Dave: Well, I’m not going to damn the former because of the latter.

Charlie Sweatpants: Not at all.

  "You Only Move Twice" is as good as Season 8 gets, there’s a reason we didn’t do a Crazy Noises on it. This one is much, much worse. They’re not even in the same conversation, and it’s with this one that I really began getting the feeling that they were phoning it in.

That one was a good idea that had Homer in it, this one was "Hey, we haven’t made him a sea captain yet!".

  If that makes sense.

Mad Jon: Yeah, I can see that, although I never really have taken much time to sort out when I thought they started phoning it in. Not that I at all disagree with you.

Dave: Yeah, the inflection point is less clear in my book, but your point is well taken.

Charlie Sweatpants: Anything else? Thinking about this episode is making me cranky.

Mad Jon: A just feeling my lord.

Charlie Sweatpants: What have you been watching lately?

Mad Jon: Nothing. It’s summer.


3 Responses to “Crazy Noises: Simpson Tide”


  1. 1 D.N.
    26 June 2010 at 12:36 am

    I distinctly remember loving the hell out of this episode when I first saw it. Today, there is so much of it that pisses me off and is an obvious harbinger of Zombie Simpsons (especially the rather lazy and pointless plot-device of Moe, Barney and Apu enlisting in the Naval Reserves with Homer).

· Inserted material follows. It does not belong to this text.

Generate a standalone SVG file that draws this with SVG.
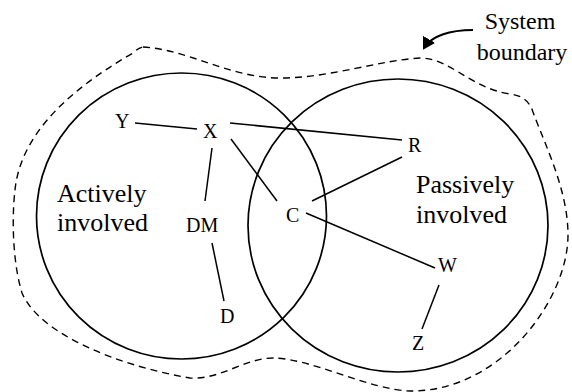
<svg xmlns="http://www.w3.org/2000/svg" width="572" height="392" viewBox="0 0 572 392">
<style>
.set{fill:none;stroke:#000;stroke-width:1.7}
.bnd{fill:none;stroke:#000;stroke-width:1.4;stroke-dasharray:7 5}
.lnk{fill:none;stroke:#000;stroke-width:1.5}
</style>
<defs>
<marker id="ah" viewBox="0 0 12 14" refX="10" refY="7" markerWidth="12" markerHeight="14" orient="auto" markerUnits="userSpaceOnUse">
<path d="M0,0 L12,7 L0,14 z" fill="#000"/>
</marker>
</defs>
<g id="boundary">
<path class="bnd" d="M143,47 C190,50 230,78 280,78 C330,78 380,60 420,58 C450,58 470,88 510,94 Q528,96 533,112 C545,145 568,190 568,235 C568,300 500,392 410,391 C370,390 310,358 273,358 C245,358 220,380 190,378 C120,366 40,335 22,293 C12,260 12,215 15,190 C20,140 60,95 133,53 Q138,48 143,47 Z"/>
</g>
<g id="active">
<ellipse class="set" cx="181.5" cy="216" rx="145" ry="143"/>
<text font-family="Liberation Serif, serif" font-size="26" x="57" y="202">Actively</text>
<text font-family="Liberation Serif, serif" font-size="26" x="57" y="231">involved</text>
</g>
<g id="passive">
<ellipse class="set" cx="398" cy="225.5" rx="150" ry="146.5"/>
<text font-family="Liberation Serif, serif" font-size="26" x="416" y="193">Passively</text>
<text font-family="Liberation Serif, serif" font-size="26" x="416" y="223">involved</text>
</g>
<g id="label-system">
<text font-family="Liberation Serif, serif" font-size="24" text-anchor="middle" x="520" y="29">System</text>
<text font-family="Liberation Serif, serif" font-size="24" text-anchor="middle" x="522" y="60">boundary</text>
</g>
<g id="connectors">
<line class="lnk" x1="135" y1="123" x2="197" y2="129"/>
<line class="lnk" x1="230" y1="123" x2="402" y2="140"/>
<line class="lnk" x1="231" y1="139" x2="277" y2="201"/>
<line class="lnk" x1="212" y1="148" x2="205" y2="201"/>
<line class="lnk" x1="312" y1="201" x2="402" y2="157"/>
<line class="lnk" x1="306" y1="213" x2="435" y2="268"/>
<line class="lnk" x1="212" y1="243" x2="224" y2="301"/>
<line class="lnk" x1="439" y1="285" x2="422" y2="329"/>
<path d="M473,30 C450,30 431,36 424,48" fill="none" stroke="#000" stroke-width="2.2" marker-end="url(#ah)"/>
</g>
<g id="Y"><text font-family="Liberation Serif, serif" font-size="20" x="115" y="128">Y</text></g>
<g id="X"><text font-family="Liberation Serif, serif" font-size="20" x="203" y="138">X</text></g>
<g id="R"><text font-family="Liberation Serif, serif" font-size="20" x="408" y="152">R</text></g>
<g id="C"><text font-family="Liberation Serif, serif" font-size="20" x="286" y="222">C</text></g>
<g id="DM"><text font-family="Liberation Serif, serif" font-size="20" x="186" y="232">DM</text></g>
<g id="D"><text font-family="Liberation Serif, serif" font-size="20" x="220" y="323">D</text></g>
<g id="W"><text font-family="Liberation Serif, serif" font-size="20" x="438" y="272">W</text></g>
<g id="Z"><text font-family="Liberation Serif, serif" font-size="20" x="412" y="350">Z</text></g>
</svg>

    That being said, there are still some bits and pieces that I like – mainly Captain Tennille’s “I’m a man of few words!…Any questions?”, Lenin busting out of his tomb and going on a rampage, and Grampa’s botched defense of Homer against charges of being a Communist.

  2. 2 Nick
    2 May 2011 at 9:43 pm

    “My Homer is not a communist. He may be a pig, a liar, an idiot, a communist…but he is NOT a porn star.”

    I think that’s become one of my most quoted lines. The rest of the episode is pretty meh.

  3. 3 Nick
    17 May 2011 at 10:44 pm

    Just watched this episode again. Half good and half bad is the perfect way to put it. Apart from Grandpa’s failed attempt to protect his son (which I mentioned earlier), I also liked the Starbucks joke and “That is so 1991!” (easily one of my favorite Ralph Wiggum-isms), but most of the the submarine stuff is dispensible.